Lev. 25:8–12 Jubilee was a year of release and liberty (v. 10), when people were to return to their ancestral property. Israelites who had sold themselves as servants were to be released and sent home. This provided a periodic restoration of the means to earn a living for each family in an agrarian society. The jubilee did not equalize all possessions in Israel, however, since possessions such as cattle and money were not reallocated. The land was to lie fallow for two years in a row: the forty-ninth year (sabbatical year) and the fiftieth year (jubilee). This law prohibited the creation of large estates, which would have reduced many Israelites to being tenants on their ancestral land (see Isa. 5:8).

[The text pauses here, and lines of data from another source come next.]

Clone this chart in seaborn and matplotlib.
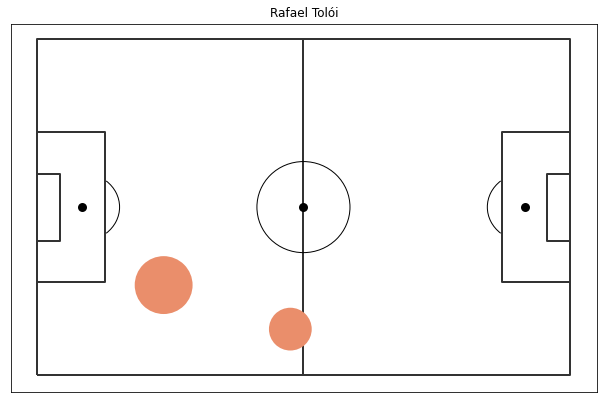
import matplotlib.pyplot as plt
import pandas as pd
import seaborn as sns
from matplotlib.patches import Arc, Ellipse

player = "Rafael Tolói"

# pitch outlines as (x list, y list)
pitch_lines = [
    ([0, 0, 130, 130, 0], [0, 90, 90, 0, 0]),
    ([65, 65], [0, 90]),
    ([0, 16.5, 16.5, 0], [65, 65, 25, 25]),
    ([130, 113.5, 113.5, 130], [65, 65, 25, 25]),
    ([0, 5.5, 5.5, 0], [54, 54, 36, 36]),
    ([130, 124.5, 124.5, 130], [54, 54, 36, 36]),
]

spot_x = [11, 65, 119]
spot_y = [45, 45, 45]

bubble_x = [30.9, 61.8]
bubble_y = [24.1, 12.3]
bubble_size = [3350, 1830]

bubbles = pd.DataFrame({"x": bubble_x, "y": bubble_y, "s": bubble_size})
spots = pd.DataFrame({"x": spot_x, "y": spot_y})

sns.set_style("white")
fig = plt.figure(figsize=(603 / 72, 403 / 72), dpi=72)
ax = fig.add_axes([11.3 / 603, 1 - 392 / 403, 585.7 / 603, 368.5 / 403])

for xs, ys in pitch_lines:
    ax.plot(xs, ys, color="#333333", linewidth=2, solid_capstyle="butt", zorder=1)

ax.add_patch(Ellipse((65, 45), 22.7, 24.4, fill=False, edgecolor="black", linewidth=1, zorder=1))
ax.add_patch(Arc((11, 45), 18.3, 18.3, theta1=310, theta2=50, color="black", linewidth=1, zorder=1))
ax.add_patch(Arc((119, 45), 18.3, 18.3, theta1=130, theta2=230, color="black", linewidth=1, zorder=1))

sns.scatterplot(data=spots, x="x", y="y", color="black", s=81, linewidth=0, ax=ax, zorder=2)
sns.scatterplot(data=bubbles, x="x", y="y", size="s", sizes=(min(bubble_size), max(bubble_size)),
                color="#EA8E6B", linewidth=0, legend=False, ax=ax, zorder=3)

ax.set_xlim(-6.26, 136.6)
ax.set_ylim(-4.55, 94.2)
ax.set_xticks([])
ax.set_yticks([])
ax.set_xlabel("")
ax.set_ylabel("")
for spine in ax.spines.values():
    spine.set_color("black")
    spine.set_linewidth(0.8)
ax.set_title(player, fontsize=12, color="black", pad=6.5)

fig.savefig("out.png", dpi=72)
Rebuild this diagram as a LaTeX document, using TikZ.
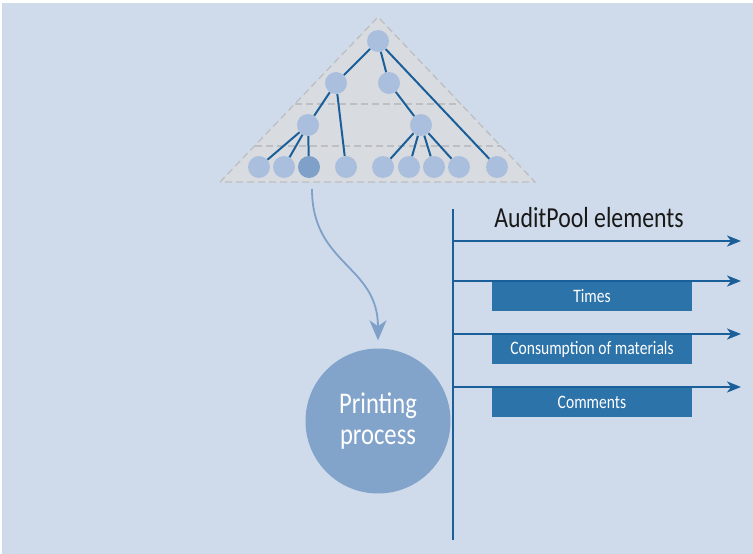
\documentclass[tikz,border=0pt]{standalone}
\usepackage{fontspec}
\setmainfont{Carlito}[FakeStretch=0.82]
\usetikzlibrary{arrows.meta}

\definecolor{bgblue}{HTML}{CFDBEB}
\definecolor{trigray}{HTML}{D8DBDF}
\definecolor{dashgray}{HTML}{BDBFC2}
\definecolor{nodeblue}{HTML}{AABFDD}
\definecolor{leafdark}{HTML}{7FA0C8}
\definecolor{lineblue}{HTML}{1A5F99}
\definecolor{boxblue}{HTML}{2C73AA}
\definecolor{ppblue}{HTML}{82A3CA}

\tikzset{
  treenode/.style={circle, fill=nodeblue, minimum size=22pt, inner sep=0pt},
  treeedge/.style={draw=lineblue, line width=2pt},
  layerline/.style={draw=dashgray, line width=1.3pt, dash pattern=on 7pt off 4pt},
  elembox/.style={fill=boxblue, text=white, minimum width=200pt, minimum height=29pt,
    inner sep=0pt, font=\fontsize{19}{21}\selectfont},
  elemarrow/.style={draw=lineblue, line width=1.8pt, -{Stealth[length=14pt, width=11pt, inset=4pt]}},
}

\begin{document}
\begin{tikzpicture}[x=1pt, y=-1pt]
\useasboundingbox (0,0) rectangle (753,554);
\fill[bgblue] (2,3) rectangle (753,554);

\filldraw[layerline, fill=trigray] (220,182) -- (378,17) -- (535,182) -- cycle;
\draw[layerline] (295,104) -- (461,104);
\draw[layerline] (255,146) -- (501,146);

\node[treenode] (r) at (378,41) {};
\node[treenode] (a) at (336,83) {};
\node[treenode] (b) at (389,83) {};
\node[treenode] (c) at (308,125) {};
\node[treenode] (d) at (421,125) {};
\foreach \x/\c [count=\i] in {259/nodeblue, 284/nodeblue, 309/leafdark, 346/nodeblue,
  383/nodeblue, 409/nodeblue, 434/nodeblue, 459/nodeblue, 497/nodeblue}
  \node[treenode, fill=\c] (l\i) at (\x,167) {};

\foreach \s/\t in {r/a, r/b, r/l9, a/c, a/l4, b/d, c/l1, c/l2, c/l3, d/l5, d/l6, d/l7, d/l8}
  \draw[treeedge] (\s) -- (\t);

\node[circle, fill=ppblue, minimum size=145pt, text=white, align=center,
  font=\fontsize{30}{31}\selectfont] (pp) at (378,421) {Printing\\process};

\coordinate (src) at (312,189);
\draw[draw=leafdark, line width=1.8pt, -{Stealth[length=20pt, width=17pt, inset=6pt]}]
  (src) .. controls (312,265) and (378,265) .. ([yshift=8pt]pp.north);

\coordinate (axtop) at (453,209);
\coordinate (axbot) at (453,540);
\draw[draw=lineblue, line width=2.2pt] (axtop) -- (axbot);

\node[font=\fontsize{29}{30}\selectfont, anchor=base, text=black!90] (title) at (589,227) {AuditPool elements};

\node[elembox] (times) at (592,296) {Times};
\node[elembox] (cons) at (592,349.5) {Consumption of materials};
\node[elembox] (comm) at (592,402.5) {Comments};

\foreach \y [count=\i] in {241,281,334,387} {
  \coordinate (s\i) at (453,\y);
  \coordinate (e\i) at (741,\y);
  \draw[elemarrow] (s\i) -- (e\i);
}
\end{tikzpicture}
\end{document}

Lev. 25:13–17 The price of property must be calculated in terms of how many years have passed since the jubilee, since it is not the property itself that is being sold but the amount of crops that can be harvested before the next jubilee. Since all the Israelites eventually return to their inherited land, the act of selling agricultural land essentially means leasing it (but see vv. 29–31 for land that could be sold permanently). The instruction you shall not wrong one another (vv. 14, 17) relates to the economic oppression of the poor and needy (compare 19:33).
Lev. 25:23–24 The land is the Lord’s, and the Israelites are strangers and sojourners. They are tenants, essentially.
Lev. 25:25–28 If an Israelite is forced to sell his land, the land can be brought back to the family in one of three ways: (1) a close relative, called a kinsman-redeemer, buys it; (2) the one who sold it can buy it back; or (3) it is returned at the jubilee.
Lev. 25:35–38 Israelites are to show mercy to one another because they have received mercy from God.
Lev. 25:39–46 A poor Israelite may have sold himself to a fellow Israelite. His right to return to his house at the jubilee means he has sold just his labor, and not his status as a free Israelite.
Lev. 25:47–55 The sojourner is required to keep the laws of Israel while residing in the land.